Perlas de Pepe

La Plaza de la Concordia apareció a mediados de los setenta. Tenía ganas de ser en chiquito La Plaza del Sol, ese concepto que se había inventado unos años antes en Guadalajara. Llegó en el momento justo; la ciudad se modernizaba hacia el norte y el Centro Histórico era una especie de Llorona que recorría sus calles con lamento de abandono. La Plaza de la Concordia le infundiría arrestos para convertirse de nuevo en un lugar de atracción.

 

Estaba en la esquina de Belisario Domínguez y Ángel Flores, cada calle tenía su propio acceso.
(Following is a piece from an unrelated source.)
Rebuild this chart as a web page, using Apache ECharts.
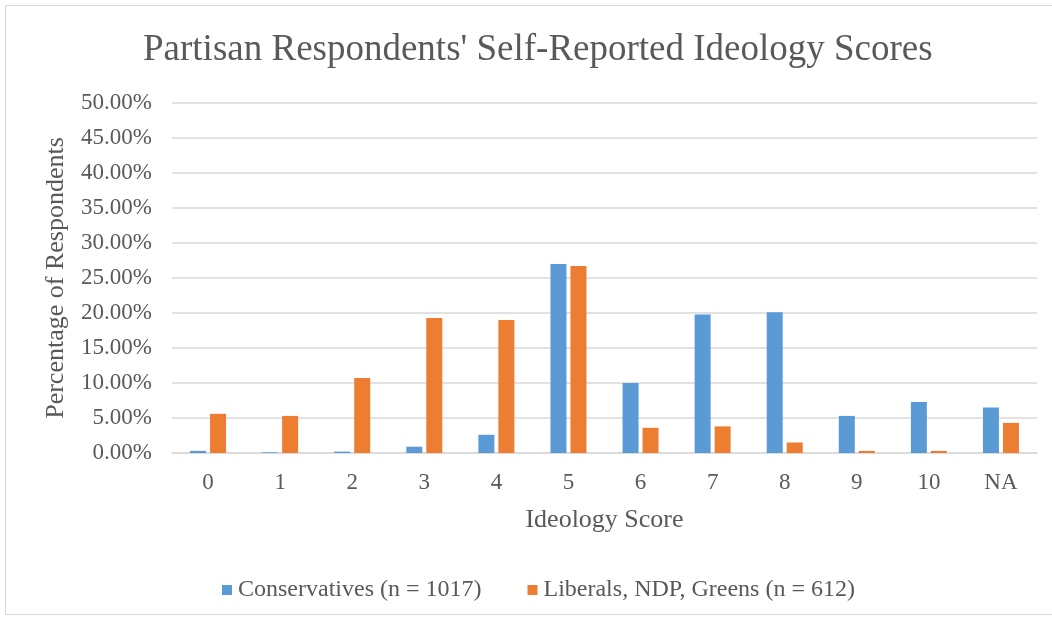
<!DOCTYPE html>
<html>
<head>
<meta charset="utf-8">
<script src="https://cdn.jsdelivr.net/npm/echarts@6/dist/echarts.min.js"></script>
<style>
html,body{margin:0;padding:0;background:#fff;}
#main{width:1052px;height:619px;}
</style>
</head>
<body>
<div id="main"></div>
<script>
var categories = ['0','1','2','3','4','5','6','7','8','9','10','NA'];
var conservatives = [0.3, 0.1, 0.2, 0.9, 2.6, 27.0, 10.0, 19.8, 20.1, 5.3, 7.3, 6.5];
var liberals = [5.6, 5.3, 10.7, 19.3, 19.0, 26.7, 3.6, 3.8, 1.5, 0.3, 0.3, 4.3];
var seriesNames = ['Conservatives (n = 1017)', 'Liberals, NDP, Greens (n = 612)'];

var fontFam = '"Liberation Serif","DejaVu Serif",serif';
var textCol = '#595959';

var myChart = echarts.init(document.getElementById('main'));
var option = {
    backgroundColor: '#fff',
    color: ['#5b9bd5', '#ed7d31'],
    graphic: [{
        type: 'rect',
        shape: {x: 5.5, y: 5.5, width: 1060, height: 609},
        style: {fill: 'none', stroke: '#d9d9d9', lineWidth: 1}
    }],
    title: {
        text: "Partisan Respondents' Self-Reported Ideology Scores",
        left: 138,
        top: 27,
        textStyle: {fontFamily: fontFam, fontSize: 37, fontWeight: 'normal', color: textCol}
    },
    legend: {
        top: 573,
        left: 217,
        itemWidth: 10,
        itemHeight: 10,
        itemGap: 46,
        icon: 'rect',
        textStyle: {fontFamily: fontFam, fontSize: 24, color: textCol, padding: [0, 0, 0, 1]},
        data: seriesNames
    },
    grid: {left: 172, right: 15, top: 103, bottom: 166, containLabel: false},
    xAxis: {
        type: 'category',
        data: categories,
        name: 'Ideology Score',
        nameLocation: 'middle',
        nameGap: 54,
        nameTextStyle: {fontFamily: fontFam, fontSize: 26, color: textCol},
        axisLine: {lineStyle: {color: '#d9d9d9', width: 1.5}},
        axisTick: {show: false},
        axisLabel: {fontFamily: fontFam, fontSize: 23, color: textCol, margin: 18}
    },
    yAxis: {
        type: 'value',
        min: 0,
        max: 50,
        interval: 5,
        name: 'Percentage of Respondents',
        nameLocation: 'middle',
        nameGap: 103,
        nameTextStyle: {fontFamily: fontFam, fontSize: 26, color: textCol},
        axisLine: {show: false},
        axisTick: {show: false},
        splitLine: {lineStyle: {color: '#d9d9d9', width: 1.5}},
        axisLabel: {
            fontFamily: fontFam, fontSize: 23, color: textCol, margin: 20,
            formatter: function(v){ return v.toFixed(2) + '%'; }
        }
    },
    series: [
        {
            name: seriesNames[0],
            type: 'bar',
            data: conservatives,
            barWidth: 16,
            barGap: '25%',
            barCategoryGap: '50%'
        },
        {
            name: seriesNames[1],
            type: 'bar',
            data: liberals,
            barWidth: 16,
            barGap: '25%',
            barCategoryGap: '50%'
        }
    ]
};
myChart.setOption(option, true);
</script>
</body>
</html>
Un edificio antiguo remodelado con rigor en su exterior y a capricho en su interior. Dos plantas. Una escalera que recordaba las películas porfirianas de Joaquín Pardavé, un enorme muro que hipnotizó al pintor Carlos Bueno, que acabó encaramado en andamios, con morros del cerro como ayudantes, para plasmar en él Sol y luna mazatlecos (te amo, más sin embargo…). Un mural muy comentado en la época del que hoy solo queda el recuerdo.

 

Al estilo de su molde original, la plaza estaba sembrada de negocios: boutiques de todo tipo, tiendas de regalos, perfumerías, una casa distribuidora de instrumentos musicales, mueblería y, estratégicamente ubicada al lado de las taquillas de los cines, una excepcional tienda de discos siempre atendida con amabilidad y conocimiento de causa por su propietario, un melómano por los cuatro costados para el que no había secretos en ese mundo de acetatos.